Calpers No Better Than Bondholders in Stockton BankruptcySteven Church
California cities may turn to bankruptcy courts to ease pension obligations after a judge ruled the California Public Employees’ Retirement System doesn’t deserve special protection, a decision that may reverberate across the country as municipalities struggle with their finances.
Bankrupt cities can cancel contracts with Calpers because federal law overrules state protections given the pension giant, U.S.Bankruptcy Judge Christopher Klein said yesterday in a hearing over the municipal bankruptcy of the city of Stockton. The judge will decide later this month how to apply his ruling to the city's reorganization plan, which protects Calpers.
Stockton’s bankruptcy pits public-pension advocates against Wall Street creditors, who stand to get pennies on the dollar for their bonds. The ruling would make it more attractive for California cities with unmanageable pensions to use bankruptcy law to cut debt, just as private companies do.
“It means a city can get control of its retiree liabilities and pension liabilities,” said Dale Ginter, a lawyer who represented retirees in the bankruptcy of Vallejo, California. “That’s huge.”
Bankruptcy lawyers and public-pension advocates nationwide have watched Stockton’s case to see whether Calpers would be given deference, or if the judge would side with another creditor, San Mateo, California-based money manager Franklin Resources Inc. Last year, a bankruptcy judge in Detroit sided with the city in ruling agaianst pension funds in a similar situation.
Stockton, a city of 298,000 about 80 miles (130 kilometers) east of San Francisco, filed for bankruptcy in 2012 after spending too much on downtown improvement projects and seeing its property-tax revenue plunge in the housing crisis. Creditors filed $1.18 billion in claims.

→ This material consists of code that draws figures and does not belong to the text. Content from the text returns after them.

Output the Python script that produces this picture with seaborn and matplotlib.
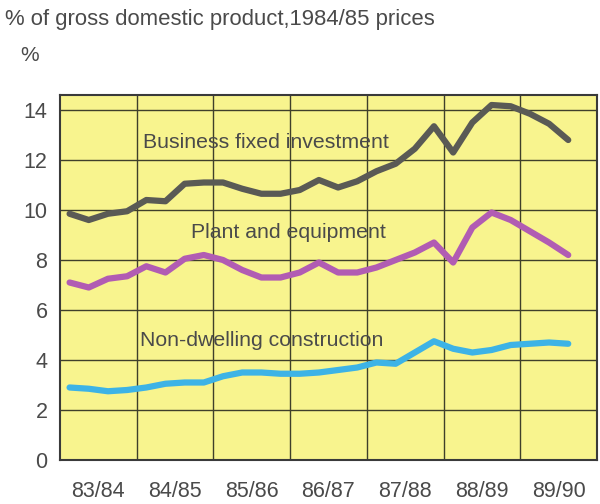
import numpy as np
import pandas as pd
import matplotlib
matplotlib.use("Agg")
import matplotlib.pyplot as plt
import seaborn as sns

years = ["83/84", "84/85", "85/86", "86/87", "87/88", "88/89", "89/90"]

business_fixed = [9.85, 9.6, 9.85, 9.95, 10.4, 10.35, 11.05, 11.1, 11.1, 10.85,
                  10.65, 10.65, 10.8, 11.2, 10.9, 11.15, 11.55, 11.85, 12.45, 13.35,
                  12.3, 13.5, 14.2, 14.15, 13.85, 13.45, 12.8]
plant_equipment = [7.1, 6.9, 7.25, 7.35, 7.75, 7.5, 8.05, 8.2, 8.0, 7.6,
                   7.3, 7.3, 7.5, 7.9, 7.5, 7.5, 7.7, 8.0, 8.3, 8.7,
                   7.9, 9.3, 9.9, 9.6, 9.15, 8.7, 8.2]
non_dwelling = [2.9, 2.85, 2.75, 2.8, 2.9, 3.05, 3.1, 3.1, 3.35, 3.5,
                3.5, 3.45, 3.45, 3.5, 3.6, 3.7, 3.9, 3.85, 4.3, 4.75,
                4.45, 4.3, 4.4, 4.6, 4.65, 4.7, 4.65]

series_names = ["Business fixed investment", "Plant and equipment", "Non-dwelling construction"]
colors = ["#5a5a55", "#b15cb3", "#3db3e6"]

n = len(business_fixed)
quarter_pos = np.arange(n) + 0.5
df = pd.DataFrame({
    "x": np.concatenate([quarter_pos] * 3),
    "value": business_fixed + plant_equipment + non_dwelling,
    "series": np.repeat(series_names, n),
})

sns.set_style("white")
plt.rcParams['font.family'] = ['Liberation Sans', 'DejaVu Sans']

fig = plt.figure(figsize=(6, 5.04), dpi=100)
ax = fig.add_axes([0.1, 0.0873, 0.895, 0.7242])
ax.set_facecolor("#f8f48e")

sns.lineplot(data=df, x="x", y="value", hue="series", palette=dict(zip(series_names, colors)),
             linewidth=4.5, ax=ax, legend=False, sort=False)

ax.set_xlim(0, 28)
ax.set_ylim(0, 14.6)
ax.set_yticks(np.arange(0, 15, 2))
ax.set_yticklabels([str(v) for v in range(0, 15, 2)], fontsize=15.5, color="#4a4a4a")
ax.set_xticks(np.arange(2, 28, 4))
ax.set_xticklabels(years, fontsize=15.5, color="#4a4a4a")
ax.tick_params(axis="both", length=0)
ax.tick_params(axis="y", pad=9)
ax.tick_params(axis="x", pad=15)
ax.set_xlabel("")
ax.set_ylabel("")

for yv in range(2, 15, 2):
    ax.axhline(yv, color="#3f3f2a", lw=1.0, zorder=1)
for xv in range(4, 28, 4):
    ax.axvline(xv, color="#3f3f2a", lw=1.0, zorder=1)

for s in ax.spines.values():
    s.set_visible(True)
    s.set_color("#3a3a3a")
    s.set_linewidth(1.5)

ax.text(4.33, 12.7, "Business fixed investment", fontsize=15.3, color="#4a4a4a", va="center", ha="left")
ax.text(6.83, 9.1, "Plant and equipment", fontsize=15.3, color="#4a4a4a", va="center", ha="left")
ax.text(4.17, 4.8, "Non-dwelling construction", fontsize=15.3, color="#4a4a4a", va="center", ha="left")

fig.text(0.008, 0.962, "% of gross domestic product,1984/85 prices", fontsize=15.9,
         color="#4a4a4a", ha="left", va="center")
fig.text(0.05, 0.89, "%", fontsize=15, color="#4a4a4a", ha="center", va="center")

fig.savefig("out.png", dpi=100)
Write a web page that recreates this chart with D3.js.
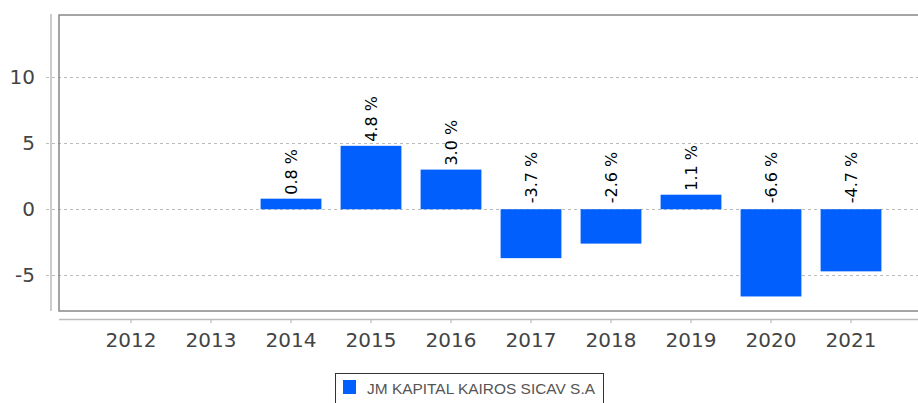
<!DOCTYPE html>
<html>
<head>
<meta charset="utf-8">
<script src="https://cdn.jsdelivr.net/npm/d3@7"></script>
<style>
  body { margin: 0; background: #fff; }
  svg { display: block; }
</style>
</head>
<body>
<div id="chart"></div>
<script>
const years = ['2012', '2013', '2014', '2015', '2016', '2017', '2018', '2019', '2020', '2021'];
const returns = [null, null, 0.8, 4.8, 3.0, -3.7, -2.6, 1.1, -6.6, -4.7];
const yTicks = [-5, 0, 5, 10];
const seriesName = 'JM KAPITAL KAIROS SICAV S.A';

const width = 918, height = 403;
const plot = { left: 59, top: 15, bottom: 311 };

const svg = d3.select('#chart').append('svg')
  .attr('width', width)
  .attr('height', height);

const x = d3.scaleBand()
  .domain(years)
  .range([91, 891])
  .paddingInner(0.24)
  .paddingOuter(0.12);

const y = d3.scaleLinear()
  .domain([-7.7, 14.7])
  .range([plot.bottom, plot.top]);

// grid
svg.append('g')
  .selectAll('line')
  .data(yTicks)
  .enter().append('line')
  .attr('x1', 46).attr('x2', width)
  .attr('y1', d => Math.round(y(d)) + 0.5)
  .attr('y2', d => Math.round(y(d)) + 0.5)
  .style('stroke', '#bbb')
  .style('stroke-dasharray', '3,3');

// y axis
const yAxis = svg.append('g')
  .attr('transform', 'translate(51,0)')
  .call(d3.axisLeft(y).tickValues(yTicks).tickFormat(d => String(d)).tickSize(0).tickPadding(16));
yAxis.select('.domain').remove();
yAxis.selectAll('text')
  .style('font-family', 'DejaVu Sans')
  .style('font-size', '20px')
  .style('fill', '#444');
svg.append('line')
  .attr('x1', 51).attr('x2', 51)
  .attr('y1', 14).attr('y2', plot.bottom)
  .style('stroke', '#bbb')
  .style('stroke-width', 1.5);

// plot frame
svg.append('rect')
  .attr('x', plot.left).attr('y', plot.top)
  .attr('width', width)
  .attr('height', plot.bottom - plot.top)
  .style('fill', 'none')
  .style('stroke', '#888')
  .style('stroke-width', 1.5);

// bars
const data = years.map((yr, i) => ({ year: yr, value: returns[i] })).filter(d => d.value !== null);

svg.append('g')
  .selectAll('rect')
  .data(data)
  .enter().append('rect')
  .attr('x', d => x(d.year))
  .attr('width', x.bandwidth())
  .attr('y', d => y(Math.max(0, d.value)))
  .attr('height', d => Math.abs(y(d.value) - y(0)))
  .style('fill', '#005ffd');

// value labels
svg.append('g')
  .selectAll('text')
  .data(data)
  .enter().append('text')
  .attr('transform', d => {
    const cx = x(d.year) + x.bandwidth() / 2;
    const top = d.value > 0 ? y(d.value) - 4 : y(0) - 6;
    return `translate(${cx + 6},${top}) rotate(-90)`;
  })
  .text(d => d.value.toFixed(1) + ' %')
  .style('font-family', 'DejaVu Sans')
  .style('font-size', '16px')
  .style('fill', '#000');

// x axis
const xAxis = svg.append('g')
  .attr('transform', 'translate(0,319)')
  .call(d3.axisBottom(x).tickSize(4).tickPadding(10));
xAxis.select('.domain').remove();
xAxis.selectAll('.tick line').style('stroke', '#aaa');
xAxis.selectAll('text')
  .style('font-family', 'DejaVu Sans')
  .style('font-size', '20px')
  .style('fill', '#444');
svg.append('line')
  .attr('x1', plot.left).attr('x2', width)
  .attr('y1', 319.5).attr('y2', 319.5)
  .style('stroke', '#bbb')
  .style('stroke-width', 1.5);

// legend
const legend = svg.append('g');
legend.append('rect')
  .attr('x', 335.5).attr('y', 373.5)
  .attr('width', 268).attr('height', 40)
  .style('fill', '#fff')
  .style('stroke', '#333');
legend.append('rect')
  .attr('x', 343).attr('y', 380)
  .attr('width', 13).attr('height', 14)
  .style('fill', '#005ffd');
legend.append('text')
  .attr('x', 367).attr('y', 394)
  .attr('textLength', 228)
  .attr('lengthAdjust', 'spacingAndGlyphs')
  .text(seriesName)
  .style('font-family', 'Liberation Sans')
  .style('font-size', '15px')
  .style('fill', '#555');
</script>
</body>
</html>
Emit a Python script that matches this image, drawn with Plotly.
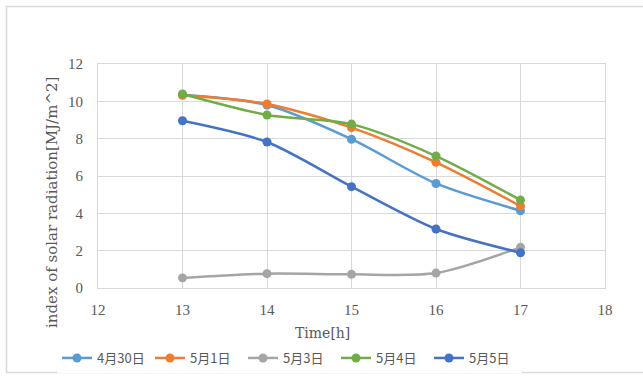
import plotly.graph_objects as go

# Hourly solar radiation index for five days
hours = [13, 14, 15, 16, 17]
series_names = ["4月30日", "5月1日", "5月3日", "5月4日", "5月5日"]
apr30 = [10.35, 9.80, 7.97, 5.60, 4.14]
may1 = [10.32, 9.86, 8.59, 6.73, 4.39]
may3 = [0.54, 0.77, 0.73, 0.80, 2.18]
may4 = [10.39, 9.27, 8.78, 7.07, 4.71]
may5 = [8.96, 7.82, 5.43, 3.16, 1.89]
colors = ["#5B9BD5", "#ED7D31", "#A5A5A5", "#70AD47", "#4472C4"]

x_ticks = [12, 13, 14, 15, 16, 17, 18]
y_ticks = [0, 2, 4, 6, 8, 10, 12]

W, H = 643, 376
L, R, T, B = 98, 38, 64, 88
pw, ph = W - L - R, H - T - B

serif = "Liberation Serif, Noto Serif CJK JP, Noto Sans CJK JP, serif"
wide_serif = "DejaVu Serif, Liberation Serif, serif"
cjk = "Noto Sans CJK JP, Liberation Serif, serif"

fig = go.Figure()
for name, vals, col in zip(series_names, [apr30, may1, may3, may4, may5], colors):
    fig.add_trace(go.Scatter(
        x=hours, y=vals, name=name, mode="lines+markers",
        line=dict(color=col, width=2.5, shape="spline", smoothing=0.8),
        marker=dict(color=col, size=9),
    ))

def px_x(p):
    return (p - L) / pw

def px_y(p):
    return (H - B - p) / ph

fig.update_layout(
    width=W, height=H,
    margin=dict(l=L, r=R, t=T, b=B, autoexpand=False),
    paper_bgcolor="white", plot_bgcolor="white",
    showlegend=True,
    legend=dict(
        orientation="h", x=px_x(57), y=px_y(358), xanchor="left", yanchor="middle",
        font=dict(family=cjk, size=13, color="#595959"),
        entrywidth=48, entrywidthmode="pixels", itemwidth=30,
    ),
    xaxis=dict(
        range=[12, 18], tickvals=x_ticks, ticktext=[str(v) for v in x_ticks],
        showgrid=True, gridcolor="#D9D9D9", gridwidth=1,
        showline=True, linecolor="#D9D9D9", linewidth=1, mirror=True,
        zeroline=False, ticks="outside", ticklen=8, tickcolor="rgba(0,0,0,0)",
        tickfont=dict(family=serif, size=15, color="#595959"),
        automargin=False,
    ),
    yaxis=dict(
        range=[0, 12], tickvals=y_ticks, ticktext=[str(v) for v in y_ticks],
        showgrid=True, gridcolor="#D9D9D9", gridwidth=1,
        showline=True, linecolor="#D9D9D9", linewidth=1, mirror=True,
        zeroline=False, ticks="outside", ticklen=11, tickcolor="rgba(0,0,0,0)",
        tickfont=dict(family=serif, size=15, color="#595959"),
        automargin=False,
    ),
    annotations=[
        dict(
            text="index of solar radiation[MJ/m^2]", textangle=-90,
            xref="paper", yref="paper", x=px_x(52), y=px_y(203),
            xanchor="center", yanchor="middle", showarrow=False,
            font=dict(family=wide_serif, size=15, color="#595959"),
        ),
        dict(
            text="Time[h]", xref="paper", yref="paper",
            x=px_x(322), y=px_y(333), xanchor="center", yanchor="middle", showarrow=False,
            font=dict(family=wide_serif, size=14, color="#595959"),
        ),
    ],
    shapes=[dict(
        type="rect", xref="paper", yref="paper",
        x0=px_x(6.5), x1=px_x(660), y0=px_y(372.5), y1=px_y(6.5),
        line=dict(color="#D9D9D9", width=1.5), fillcolor="rgba(0,0,0,0)", layer="below",
    )],
)

fig.write_html("out.html")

Its debt plan would protect Calpers, the $296 billion pension fund, from cuts while imposing steep reductions on Franklin. Under the proposal, Calpers would be fully repaid while two Franklin funds would get back only about 1 percent of the unsecured portion of the $36 million they’re owed.
Calpers argued that California cities should be legally bound to use all their assets to pay pension debt before ever reducing retirement benefits.
Klein disagreed. The state’s public employee retirement law “is simply invalid in face of the U.S. Constitution,” he said yesterday. Calpers contracts with cities can be canceled like other agreements that can be modified in federal court under the U.S. Bankruptcy Code, he said.
“We disagree with the judge’s opinion on the issue of pension impairment,” Brad Pacheco, a Calpers spokesman, said in an e-mail yesterday. He said the ruling wouldn’t be a precedent for any other bankruptcies.
“What’s important to keep in mind is what the city of Stockton stated in court today: that they can’t function as a city if their pensions are impaired,” Pacheco said.
Californians for Retirement Security, a coalition of school teachers, police officers and other public employees, decried the ruling.
“We are disappointed that the judge has sided with Wall Street in a decision that has the potential of devastating citizens, employees, and making bad situations worse,” said Dave Low, the group’s chairman.
Stockton designed its bankruptcy exit plan assuming that Calpers would hold a $1.5 billion lien secured by city assets if the pension contract was canceled. Without the lien, the bargaining position of Calpers in the case would have been severely weakened.
Klein said yesterday that the pension fund’s claims against a city in bankruptcy are unsecured and aren’t superior to debts including unsecured bonds.
“To the extent cities are saddled with unsustainable pension promises, they will have a stronger hand in negotiating with their unions to modify those promises,” Dan Pellissier, president of Sacramento-based California Pension Reform, said in a phone interview yesterday.
Only a handful of California cities or counties have ever filed for bankruptcy, which means there are few major precedents to guide municipal officials about what’s possible in Chapter 9. For that reason, Klein’s ruling is likely to be influential, Ginter said.
“Next time a city sits down with its employees saying ‘We’ve made promises we can’t keep,’ they will know that at the end those obligations can be modified in bankruptcy court,” said Pellissier, who served as a pensions adviser to former Governor Arnold Schwarzenegger, a Republican.
Franklin has attacked the bankruptcy plan as unfair because pensions aren’t being reduced, while investors are being forced to take less than they are owed. The company has long claimed that Calpers shouldn’t be given special treatment.
Even though the judge concluded that Stockton can cancel the Calpers contract, the city still has a chance to convince him the plan should be approved anyway. Klein has said previously that if he ruled against Calpers, he may still approve Stockton’s proposal.
He ended yesterday’s hearing saying he will rule at the end of the month on the plan, while encouraging Franklin and the city to try to settle their differences before he rules.
“It’s still open season for some kind of adjustment to be made,” he said.
The case is In re Stockton, 12-bk-32118, U.S. Bankruptcy Court, Eastern District of California (Sacramento).